▶ [Data lines]
..........

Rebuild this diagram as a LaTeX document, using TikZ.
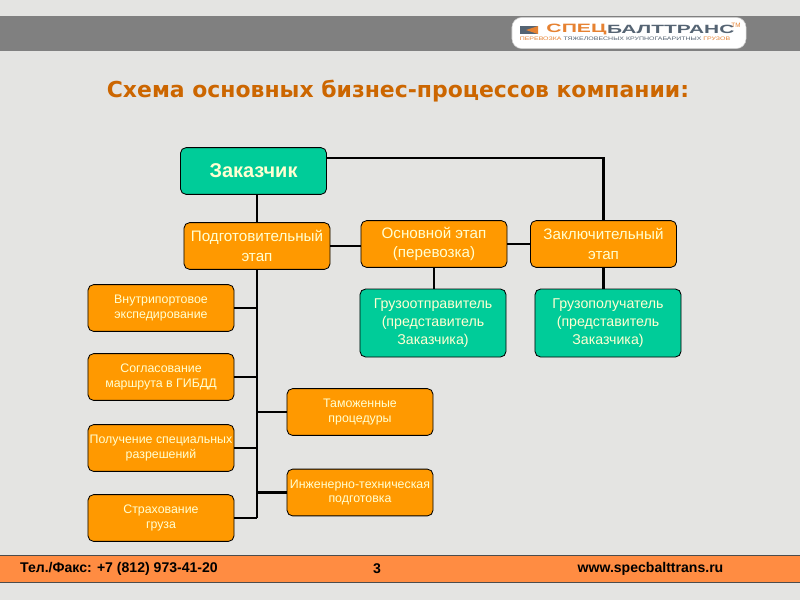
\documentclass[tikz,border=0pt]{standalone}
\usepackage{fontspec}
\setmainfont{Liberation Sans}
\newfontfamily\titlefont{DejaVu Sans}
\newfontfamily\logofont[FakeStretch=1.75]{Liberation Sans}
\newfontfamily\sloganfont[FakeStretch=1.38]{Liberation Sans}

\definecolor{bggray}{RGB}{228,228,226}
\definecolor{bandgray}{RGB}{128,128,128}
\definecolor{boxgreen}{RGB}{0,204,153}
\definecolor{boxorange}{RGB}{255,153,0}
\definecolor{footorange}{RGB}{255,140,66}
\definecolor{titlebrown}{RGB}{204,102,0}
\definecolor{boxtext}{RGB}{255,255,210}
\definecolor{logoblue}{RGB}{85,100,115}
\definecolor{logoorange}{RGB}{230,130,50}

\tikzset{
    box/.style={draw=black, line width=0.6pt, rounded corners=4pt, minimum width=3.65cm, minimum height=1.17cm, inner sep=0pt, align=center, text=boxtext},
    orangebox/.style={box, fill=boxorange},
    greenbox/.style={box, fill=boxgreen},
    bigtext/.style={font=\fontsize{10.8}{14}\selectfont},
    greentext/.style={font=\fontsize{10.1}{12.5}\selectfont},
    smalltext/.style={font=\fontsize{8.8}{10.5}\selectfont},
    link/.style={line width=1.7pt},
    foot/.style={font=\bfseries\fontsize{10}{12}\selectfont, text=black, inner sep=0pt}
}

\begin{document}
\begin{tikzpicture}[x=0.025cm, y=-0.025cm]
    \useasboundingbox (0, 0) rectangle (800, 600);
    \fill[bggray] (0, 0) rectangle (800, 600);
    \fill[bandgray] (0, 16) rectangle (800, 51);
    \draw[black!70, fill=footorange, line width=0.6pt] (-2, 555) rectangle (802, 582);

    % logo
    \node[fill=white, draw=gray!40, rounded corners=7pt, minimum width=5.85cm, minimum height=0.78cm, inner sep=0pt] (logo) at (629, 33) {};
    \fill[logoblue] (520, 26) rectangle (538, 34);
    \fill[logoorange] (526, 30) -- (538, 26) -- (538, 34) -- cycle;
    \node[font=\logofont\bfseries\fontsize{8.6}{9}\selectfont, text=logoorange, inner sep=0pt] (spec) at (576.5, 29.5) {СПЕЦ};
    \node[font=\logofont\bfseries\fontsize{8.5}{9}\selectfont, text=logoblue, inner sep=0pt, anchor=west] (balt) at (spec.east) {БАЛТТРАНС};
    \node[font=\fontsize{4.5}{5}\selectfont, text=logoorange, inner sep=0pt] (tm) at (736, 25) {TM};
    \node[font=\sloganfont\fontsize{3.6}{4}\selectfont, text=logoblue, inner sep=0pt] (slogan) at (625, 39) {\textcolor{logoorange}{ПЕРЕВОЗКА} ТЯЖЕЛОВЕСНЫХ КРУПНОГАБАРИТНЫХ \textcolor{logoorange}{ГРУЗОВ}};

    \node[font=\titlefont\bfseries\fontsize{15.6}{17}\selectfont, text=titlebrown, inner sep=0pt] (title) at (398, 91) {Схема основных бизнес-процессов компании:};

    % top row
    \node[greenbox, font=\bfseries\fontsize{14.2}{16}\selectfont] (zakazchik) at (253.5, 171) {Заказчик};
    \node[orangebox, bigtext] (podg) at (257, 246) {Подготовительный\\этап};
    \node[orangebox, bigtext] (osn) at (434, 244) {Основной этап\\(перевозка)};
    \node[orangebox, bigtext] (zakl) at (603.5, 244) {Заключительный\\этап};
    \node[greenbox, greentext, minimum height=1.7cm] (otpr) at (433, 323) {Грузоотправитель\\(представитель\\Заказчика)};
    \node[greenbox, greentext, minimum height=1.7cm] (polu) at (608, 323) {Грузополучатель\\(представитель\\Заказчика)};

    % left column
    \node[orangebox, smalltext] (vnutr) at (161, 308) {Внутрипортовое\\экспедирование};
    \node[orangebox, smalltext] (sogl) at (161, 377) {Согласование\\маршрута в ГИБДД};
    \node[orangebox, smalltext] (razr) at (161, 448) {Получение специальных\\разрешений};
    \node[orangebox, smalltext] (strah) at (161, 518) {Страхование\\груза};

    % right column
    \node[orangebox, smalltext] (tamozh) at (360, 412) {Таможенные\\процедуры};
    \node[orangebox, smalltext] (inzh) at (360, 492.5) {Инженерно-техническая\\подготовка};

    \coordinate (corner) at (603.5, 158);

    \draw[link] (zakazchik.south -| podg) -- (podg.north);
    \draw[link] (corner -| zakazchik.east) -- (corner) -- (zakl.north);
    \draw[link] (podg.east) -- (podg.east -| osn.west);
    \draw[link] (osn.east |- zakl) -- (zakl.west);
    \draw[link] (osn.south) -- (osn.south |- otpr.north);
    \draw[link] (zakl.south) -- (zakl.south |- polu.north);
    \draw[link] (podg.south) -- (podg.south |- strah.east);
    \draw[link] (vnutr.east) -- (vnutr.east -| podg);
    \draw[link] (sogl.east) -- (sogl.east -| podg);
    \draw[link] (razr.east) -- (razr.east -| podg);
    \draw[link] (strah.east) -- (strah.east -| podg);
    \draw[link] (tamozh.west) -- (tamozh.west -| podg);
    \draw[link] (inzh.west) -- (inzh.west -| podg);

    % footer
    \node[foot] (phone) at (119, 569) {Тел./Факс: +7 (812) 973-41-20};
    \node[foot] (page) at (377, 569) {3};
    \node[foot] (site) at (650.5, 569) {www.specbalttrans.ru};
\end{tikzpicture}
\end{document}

..........

▶ [Aim of the task]
Give back every line exactly as it stands, pictures excluded.

▶ [Result]
Rebuild this diagram as a LaTeX document, using TikZ.
\documentclass[tikz,border=0pt]{standalone}
\usepackage{fontspec}
\setmainfont{Liberation Sans}
\newfontfamily\titlefont{DejaVu Sans}
\newfontfamily\logofont[FakeStretch=1.75]{Liberation Sans}
\newfontfamily\sloganfont[FakeStretch=1.38]{Liberation Sans}

\definecolor{bggray}{RGB}{228,228,226}
\definecolor{bandgray}{RGB}{128,128,128}
\definecolor{boxgreen}{RGB}{0,204,153}
\definecolor{boxorange}{RGB}{255,153,0}
\definecolor{footorange}{RGB}{255,140,66}
\definecolor{titlebrown}{RGB}{204,102,0}
\definecolor{boxtext}{RGB}{255,255,210}
\definecolor{logoblue}{RGB}{85,100,115}
\definecolor{logoorange}{RGB}{230,130,50}

\tikzset{
    box/.style={draw=black, line width=0.6pt, rounded corners=4pt, minimum width=3.65cm, minimum height=1.17cm, inner sep=0pt, align=center, text=boxtext},
    orangebox/.style={box, fill=boxorange},
    greenbox/.style={box, fill=boxgreen},
    bigtext/.style={font=\fontsize{10.8}{14}\selectfont},
    greentext/.style={font=\fontsize{10.1}{12.5}\selectfont},
    smalltext/.style={font=\fontsize{8.8}{10.5}\selectfont},
    link/.style={line width=1.7pt},
    foot/.style={font=\bfseries\fontsize{10}{12}\selectfont, text=black, inner sep=0pt}
}

\begin{document}
\begin{tikzpicture}[x=0.025cm, y=-0.025cm]
    \useasboundingbox (0, 0) rectangle (800, 600);
    \fill[bggray] (0, 0) rectangle (800, 600);
    \fill[bandgray] (0, 16) rectangle (800, 51);
    \draw[black!70, fill=footorange, line width=0.6pt] (-2, 555) rectangle (802, 582);

    % logo
    \node[fill=white, draw=gray!40, rounded corners=7pt, minimum width=5.85cm, minimum height=0.78cm, inner sep=0pt] (logo) at (629, 33) {};
    \fill[logoblue] (520, 26) rectangle (538, 34);
    \fill[logoorange] (526, 30) -- (538, 26) -- (538, 34) -- cycle;
    \node[font=\logofont\bfseries\fontsize{8.6}{9}\selectfont, text=logoorange, inner sep=0pt] (spec) at (576.5, 29.5) {СПЕЦ};
    \node[font=\logofont\bfseries\fontsize{8.5}{9}\selectfont, text=logoblue, inner sep=0pt, anchor=west] (balt) at (spec.east) {БАЛТТРАНС};
    \node[font=\fontsize{4.5}{5}\selectfont, text=logoorange, inner sep=0pt] (tm) at (736, 25) {TM};
    \node[font=\sloganfont\fontsize{3.6}{4}\selectfont, text=logoblue, inner sep=0pt] (slogan) at (625, 39) {\textcolor{logoorange}{ПЕРЕВОЗКА} ТЯЖЕЛОВЕСНЫХ КРУПНОГАБАРИТНЫХ \textcolor{logoorange}{ГРУЗОВ}};

    \node[font=\titlefont\bfseries\fontsize{15.6}{17}\selectfont, text=titlebrown, inner sep=0pt] (title) at (398, 91) {Схема основных бизнес-процессов компании:};

    % top row
    \node[greenbox, font=\bfseries\fontsize{14.2}{16}\selectfont] (zakazchik) at (253.5, 171) {Заказчик};
    \node[orangebox, bigtext] (podg) at (257, 246) {Подготовительный\\этап};
    \node[orangebox, bigtext] (osn) at (434, 244) {Основной этап\\(перевозка)};
    \node[orangebox, bigtext] (zakl) at (603.5, 244) {Заключительный\\этап};
    \node[greenbox, greentext, minimum height=1.7cm] (otpr) at (433, 323) {Грузоотправитель\\(представитель\\Заказчика)};
    \node[greenbox, greentext, minimum height=1.7cm] (polu) at (608, 323) {Грузополучатель\\(представитель\\Заказчика)};

    % left column
    \node[orangebox, smalltext] (vnutr) at (161, 308) {Внутрипортовое\\экспедирование};
    \node[orangebox, smalltext] (sogl) at (161, 377) {Согласование\\маршрута в ГИБДД};
    \node[orangebox, smalltext] (razr) at (161, 448) {Получение специальных\\разрешений};
    \node[orangebox, smalltext] (strah) at (161, 518) {Страхование\\груза};

    % right column
    \node[orangebox, smalltext] (tamozh) at (360, 412) {Таможенные\\процедуры};
    \node[orangebox, smalltext] (inzh) at (360, 492.5) {Инженерно-техническая\\подготовка};

    \coordinate (corner) at (603.5, 158);

    \draw[link] (zakazchik.south -| podg) -- (podg.north);
    \draw[link] (corner -| zakazchik.east) -- (corner) -- (zakl.north);
    \draw[link] (podg.east) -- (podg.east -| osn.west);
    \draw[link] (osn.east |- zakl) -- (zakl.west);
    \draw[link] (osn.south) -- (osn.south |- otpr.north);
    \draw[link] (zakl.south) -- (zakl.south |- polu.north);
    \draw[link] (podg.south) -- (podg.south |- strah.east);
    \draw[link] (vnutr.east) -- (vnutr.east -| podg);
    \draw[link] (sogl.east) -- (sogl.east -| podg);
    \draw[link] (razr.east) -- (razr.east -| podg);
    \draw[link] (strah.east) -- (strah.east -| podg);
    \draw[link] (tamozh.west) -- (tamozh.west -| podg);
    \draw[link] (inzh.west) -- (inzh.west -| podg);

    % footer
    \node[foot] (phone) at (119, 569) {Тел./Факс: +7 (812) 973-41-20};
    \node[foot] (page) at (377, 569) {3};
    \node[foot] (site) at (650.5, 569) {www.specbalttrans.ru};
\end{tikzpicture}
\end{document}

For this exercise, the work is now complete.